Nafplio, Greece
It’s almost sunset and this is almost an island. I stare across crystal clear glass-topped turquoise at drop-scene peaks draped in cumulus fog. Catamarans – no sail – drift by and minnows dart underneath. I am outside – below- the protection of the fortified battlements off the end of pier (long walk). Birds skate effortlessly overhead and I remember a time on a dock with a 6-pack of Geary’s summer and weighty take-out containers from Whole Foods.
I enter where it is forbidden to pedestrians and find and abandoned? stairway curving down to the water and a solar-powered lighthouse. And two power-walkers out for their evening stroll.
There is nothing but jagged edges and rippled contours as far as I can see, as long as Eye don’t look back.
The atelier of the gods falls away into the realm of the underworld, and ante-sunset breeze brings with it a particular magic and calm. Almost. Again. The water is tears in my eye. From salt to salt, vibrations from a world away. I forgot I stuck this flower in my hear, hippie child that I am. Or, rather, that I want to be. Hoping I can pull off the careless effortlessly. Mountains are half of me, salt the other. Here they are one but here I am alone and far far far away. I want a part of it – find it, somehow. All over the world and the phantasy of the enigmatic idyllic mountain-farming-seaside-fishing remains. Just that.
The clouds turn titanium and platinum as Helios sinks behind, mountains line up from dark to grey to light to land ho, barely visible on that horizon.
I have two friends now, hard-shelled eight-legged creatures munching snacks off the rocks.
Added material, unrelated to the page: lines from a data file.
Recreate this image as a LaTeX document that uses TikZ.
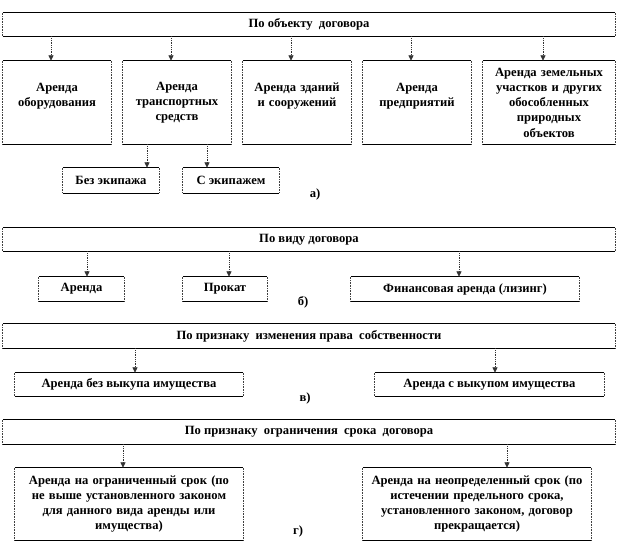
\documentclass[tikz,border=0pt]{standalone}
\usepackage{fontspec}
\setmainfont{Liberation Serif}
\usetikzlibrary{arrows.meta}
\begin{document}
\begin{tikzpicture}[x=1pt,y=1pt,
  bx/.style={inner sep=0pt, align=center, font=\bfseries\fontsize{12.6}{15.3}\selectfont},
  arr/.style={line width=0.8pt, dash pattern=on 1pt off 0.8pt, draw=black!80, -{Triangle[width=5pt,length=5.5pt]}},
  lbl/.style={font=\bfseries\fontsize{12.6}{14}\selectfont, inner sep=0pt},
  solidedge/.style={line width=0.7pt, draw=black},
  dotedge/.style={line width=0.8pt, dash pattern=on 0.8pt off 0.8pt, draw=black!75}]
\useasboundingbox (0,0) rectangle (618,-552);

% ---- section a
\node[bx, minimum width=612pt, minimum height=23pt] (t1) at (309,-24.5) {\raisebox{-1.5pt}{По объекту\ \ договора}};
\node[bx, minimum width=108pt, minimum height=83pt, text width=106pt] (c1) at (57,-102.5) {Аренда\\оборудования\\\mbox{}};
\node[bx, minimum width=108pt, minimum height=83pt, text width=106pt] (c2) at (177,-102.5) {Аренда\\транспортных\\средств};
\node[bx, minimum width=108pt, minimum height=83pt, text width=106pt] (c3) at (297,-102.5) {Аренда зданий\\и сооружений\\\mbox{}};
\node[bx, minimum width=108pt, minimum height=83pt, text width=106pt] (c4) at (417,-102.5) {Аренда\\предприятий\\\mbox{}};
\node[bx, minimum width=132pt, minimum height=83pt, text width=130pt] (c5) at (549,-102.5) {Аренда земельных\\участков и других\\обособленных\\природных\\объектов};
\node[bx, minimum width=96pt, minimum height=25pt] (s1) at (111,-180.5) {Без экипажа};
\node[bx, minimum width=96pt, minimum height=25pt] (s2) at (231,-180.5) {С экипажем};
\node[lbl] (la) at (315,-194) {а)};

% ---- section b
\node[bx, minimum width=612pt, minimum height=23pt] (t2) at (309,-239.5) {\raisebox{-1.5pt}{По виду договора}};
\node[bx, minimum width=85pt, minimum height=24pt] (b1) at (81.5,-289) {Аренда};
\node[bx, minimum width=84pt, minimum height=24pt] (b2) at (225,-289) {Прокат};
\node[bx, minimum width=228pt, minimum height=24pt] (b3) at (465,-289) {Финансовая аренда (лизинг)};
\node[lbl] (lb) at (303,-302) {б)};

% ---- section c
\node[bx, minimum width=612pt, minimum height=24pt] (t3) at (309,-336) {\raisebox{-1.5pt}{По признаку\ \ изменения права\ \ собственности}};
\node[bx, minimum width=228pt, minimum height=23pt] (v1) at (129,-384.5) {Аренда без выкупа имущества};
\node[bx, minimum width=229pt, minimum height=23pt] (v2) at (489.5,-384.5) {Аренда с выкупом имущества};
\node[lbl] (lc) at (305,-398) {в)};

% ---- section d
\node[bx, minimum width=612pt, minimum height=24pt] (t4) at (309,-432) {\raisebox{-1.5pt}{По признаку\ \ ограничения\ \ срока\ \ договора}};
\node[bx, minimum width=228pt, minimum height=72pt, text width=226pt] (g1) at (129,-504) {Аренда на ограниченный срок (по\\не выше установленного законом\\для данного вида аренды или\\имущества)};
\node[bx, minimum width=228pt, minimum height=72pt, text width=226pt] (g2) at (477,-504) {Аренда на неопределенный срок (по\\истечении предельного срока,\\установленного законом, договор\\прекращается)};
\node[lbl] (ld) at (298,-531) {г)};

% ---- box borders
\foreach \n in {t1,c1,c2,c3,c4,c5,s1,s2,t2,b1,b2,b3,t3,v1,v2,t4,g1,g2}{
  \draw[dotedge] (\n.north west) -- (\n.south west);
  \draw[dotedge] (\n.north east) -- (\n.south east);
  \draw[solidedge] (\n.north west) -- (\n.north east);
  \draw[solidedge] (\n.south west) -- (\n.south east);
}

% ---- arrows
\foreach \n in {c1,c2,c3,c4,c5}{
  \draw[arr] ([xshift=-6pt]\n.north |- t1.south) -- ([xshift=-6pt]\n.north);
}
\draw[arr] ([xshift=-30pt]c2.south) -- ([xshift=-30pt]c2.south |- s1.north);
\draw[arr] ([xshift=30pt]c2.south) -- ([xshift=30pt]c2.south |- s2.north);

\draw[arr] ([xshift=5.5pt]b1.north |- t2.south) -- ([xshift=5.5pt]b1.north);
\draw[arr] ([xshift=4pt]b2.north |- t2.south) -- ([xshift=4pt]b2.north);
\draw[arr] ([xshift=-6pt]b3.north |- t2.south) -- ([xshift=-6pt]b3.north);

\draw[arr] ([xshift=6pt]v1.north |- t3.south) -- ([xshift=6pt]v1.north);
\draw[arr] ([xshift=5.5pt]v2.north |- t3.south) -- ([xshift=5.5pt]v2.north);

\draw[arr] ([xshift=-6pt]g1.north |- t4.south) -- ([xshift=-6pt]g1.north);
\draw[arr] ([xshift=30pt]g2.north |- t4.south) -- ([xshift=30pt]g2.north);
\end{tikzpicture}
\end{document}
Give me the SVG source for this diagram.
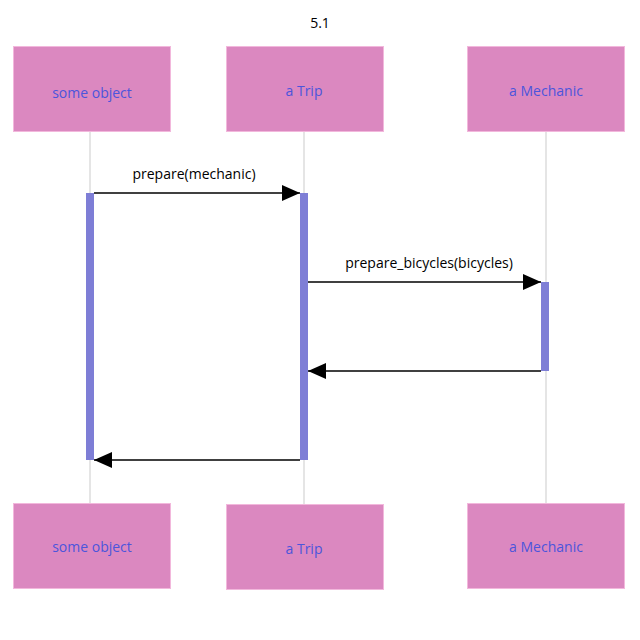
<svg xmlns="http://www.w3.org/2000/svg" width="640" height="640" viewBox="0 0 640 640">
<style>
.actor{fill:#DB88C0;stroke:#F2B8DC;stroke-width:1}
.atext{font-family:"Open Sans","Noto Sans",sans-serif;font-size:14px;fill:#4B55DC;text-anchor:middle;dominant-baseline:central}
.life{stroke:#DDDDDD;stroke-width:1.5}
.act{fill:#7E7ED6}
.msg{stroke:#000;stroke-width:1.3;fill:none}
.mtext{font-family:"Open Sans","Noto Sans",sans-serif;font-size:14px;fill:#000;text-anchor:middle}
.title{font-family:"Open Sans","Noto Sans",sans-serif;font-size:14px;fill:#000;text-anchor:middle}
</style>
<defs>
<marker id="ah" markerWidth="18" markerHeight="16" refX="18" refY="8" orient="auto" markerUnits="userSpaceOnUse">
<path d="M0,0 L18,8 L0,16 Z" fill="#000"/>
</marker>
</defs>
<rect width="640" height="640" fill="#fff"/>
<text class="title" x="320" y="28">5.1</text>
<g id="lifelines">
<line class="life" x1="90" y1="131" x2="90" y2="503"/>
<line class="life" x1="304" y1="131" x2="304" y2="504"/>
<line class="life" x1="546" y1="131" x2="546" y2="503"/>
</g>
<g id="activations">
<rect class="act" x="86" y="193" width="8" height="267"/>
<rect class="act" x="300" y="193" width="8" height="267"/>
<rect class="act" x="541" y="282" width="8" height="89"/>
</g>
<g id="node-someobject-top"><rect class="actor" x="13.5" y="46.5" width="157" height="85"/><text class="atext" x="92" y="92">some object</text></g>
<g id="node-trip-top"><rect class="actor" x="226.5" y="46.5" width="157" height="85"/><text class="atext" x="304" y="90">a Trip</text></g>
<g id="node-mechanic-top"><rect class="actor" x="467.5" y="46.5" width="157" height="85"/><text class="atext" x="546" y="90">a Mechanic</text></g>
<g id="node-someobject-bottom"><rect class="actor" x="13.5" y="503.5" width="157" height="85"/><text class="atext" x="92" y="546">some object</text></g>
<g id="node-trip-bottom"><rect class="actor" x="226.5" y="504.5" width="157" height="85"/><text class="atext" x="304" y="548">a Trip</text></g>
<g id="node-mechanic-bottom"><rect class="actor" x="467.5" y="503.5" width="157" height="85"/><text class="atext" x="546" y="546">a Mechanic</text></g>
<g id="connectors">
<line class="msg" x1="94" y1="193" x2="300" y2="193" marker-end="url(#ah)"/>
<text class="mtext" x="194" y="179">prepare(mechanic)</text>
<line class="msg" x1="308" y1="282" x2="541" y2="282" marker-end="url(#ah)"/>
<text class="mtext" x="429" y="268">prepare_bicycles(bicycles)</text>
<line class="msg" x1="541" y1="371" x2="308" y2="371" marker-end="url(#ah)"/>
<line class="msg" x1="300" y1="460" x2="94" y2="460" marker-end="url(#ah)"/>
</g>
</svg>
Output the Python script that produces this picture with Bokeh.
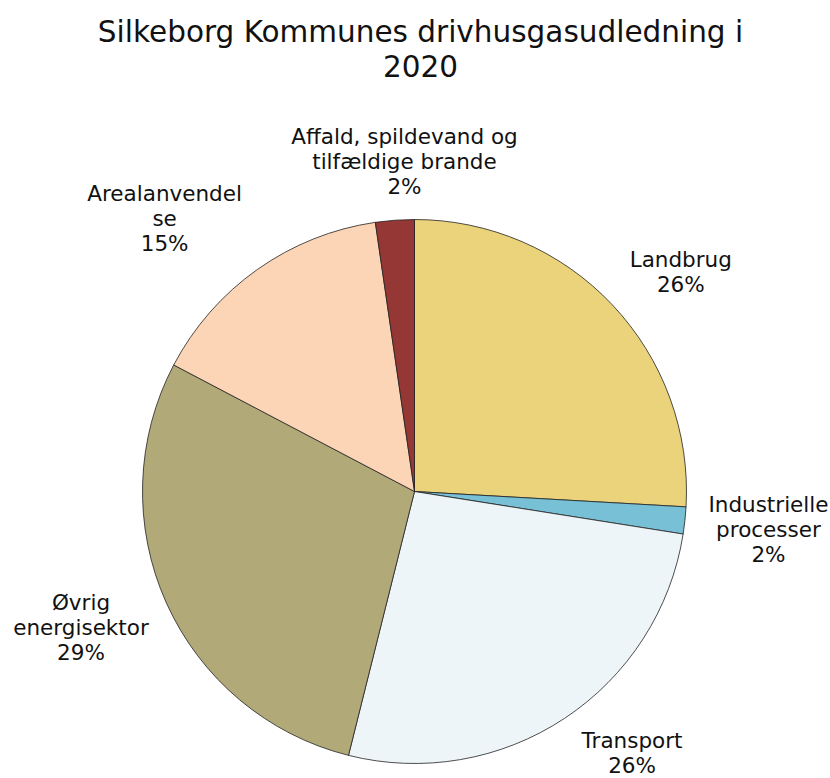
import math
from bokeh.plotting import figure
from bokeh.models import Range1d, ColumnDataSource
from bokeh.core.properties import value
from bokeh.embed import file_html
from bokeh.resources import INLINE

# ---- data ----
categories = ["Landbrug", "Industrielle processer", "Transport",
              "Øvrig energisektor", "Arealanvendelse",
              "Affald, spildevand og tilfældige brande"]
label_names = ["Landbrug", "Industrielle\nprocesser", "Transport",
               "Øvrig\nenergisektor", "Arealanvendel\nse",
               "Affald, spildevand og\ntilfældige brande"]
shares = [25.9, 1.6, 26.4, 28.8, 15.0, 2.3]
colors = ["#EBD37B", "#77C0D5", "#EDF5F8", "#B2A978", "#FBD5B5", "#943735"]
title_text = "Silkeborg Kommunes drivhusgasudledning i\n2020"

# ---- layout ----
W, H = 830, 778
cx, cy = 414, H - 491
R = 272
# per-label (angle adjustment in degrees, distance from centre)
label_adj = [(-3.9, 345), (0.0, 356), (6.3, 340), (-2.0, 360), (7.2, 370), (-2.4, 330)]

total = sum(shares)
starts, ends, lx, ly, texts = [], [], [], [], []
cum = 0.0
for i, s in enumerate(shares):
    a0 = math.pi / 2 - 2 * math.pi * (cum + s) / total
    a1 = math.pi / 2 - 2 * math.pi * cum / total
    starts.append(a0)
    ends.append(a1)
    mid = (a0 + a1) / 2 + math.radians(label_adj[i][0])
    d = label_adj[i][1]
    lx.append(cx + d * math.cos(mid))
    ly.append(cy + d * math.sin(mid))
    texts.append(f"{label_names[i]}\n{round(100 * s / total)}%")
    cum += s

src = ColumnDataSource(dict(start=starts, end=ends, color=colors, cat=categories))
lsrc = ColumnDataSource(dict(x=lx, y=ly, t=texts))

p = figure(width=W, height=H, x_range=Range1d(0, W), y_range=Range1d(0, H),
           output_backend="svg", toolbar_location=None, min_border=0,
           background_fill_color="white", border_fill_color="white")
p.axis.visible = False
p.grid.visible = False
p.outline_line_color = None

p.wedge(x=cx, y=cy, radius=R, start_angle="start", end_angle="end",
        fill_color="color", line_color="#222222", line_width=0.8, source=src)

p.text(x="x", y="y", text="t", source=lsrc, text_align="center",
       text_baseline="middle", text_font=value("DejaVu Sans"),
       text_font_size="21.5px", text_color="#111111", text_line_height=1.0)

p.text(x=[W / 2 + 5], y=[H - 49], text=[title_text], text_align="center",
       text_baseline="middle", text_font=value("DejaVu Sans"),
       text_font_size="29.5px", text_color="#111111", text_line_height=1.05)

open("out.html", "w").write(file_html(p, INLINE))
I want to share this, lie on our stomachs, our chins in our hands, fascinated by the slow and methodical process of crab-eats-rock. Side scuttle, side scuttle, mother may I? to higher ground and greener pastures. We would watch them get bullied by the tide, scramble to recover but eight legs never fails. We’d debate whether or not to pick them up, chase them back into hiding, but in the end humanitarianism (crabitarianism?) lets us let them be, remarking on their oddities and their funny mannerisms, as they finish their meal and head back into the sea, maybe we watch the minnows or maybe we just be. The sun still sinking slowly leaves a trail of fire across the glass. Look, burn, look away.
(Another crab crawls up right next to me, just inches from my bright blue laces. Nature fascination interrupts my elaborate daydream, and the cool evening breeze interrupts my warm reverie.) The sun – by some witchcraft of atmospheric meteorologic karma – aligns perfectly behind a small cloud pillar (divine manifestation). Its rays jet upwards and wind turbines dot the crest of the farthest mountain, silhouetted. Sky, sun, cloud, mountains falling down into the sea. Taking on shades of blue and gray, 90° away a half moon waxing peeks o’er the ramparts ready to play. Divinity, divinity. Water laps my toes. And in but a moment, the day is gone.
And still the turbines spin against these last warm rays of night. Light.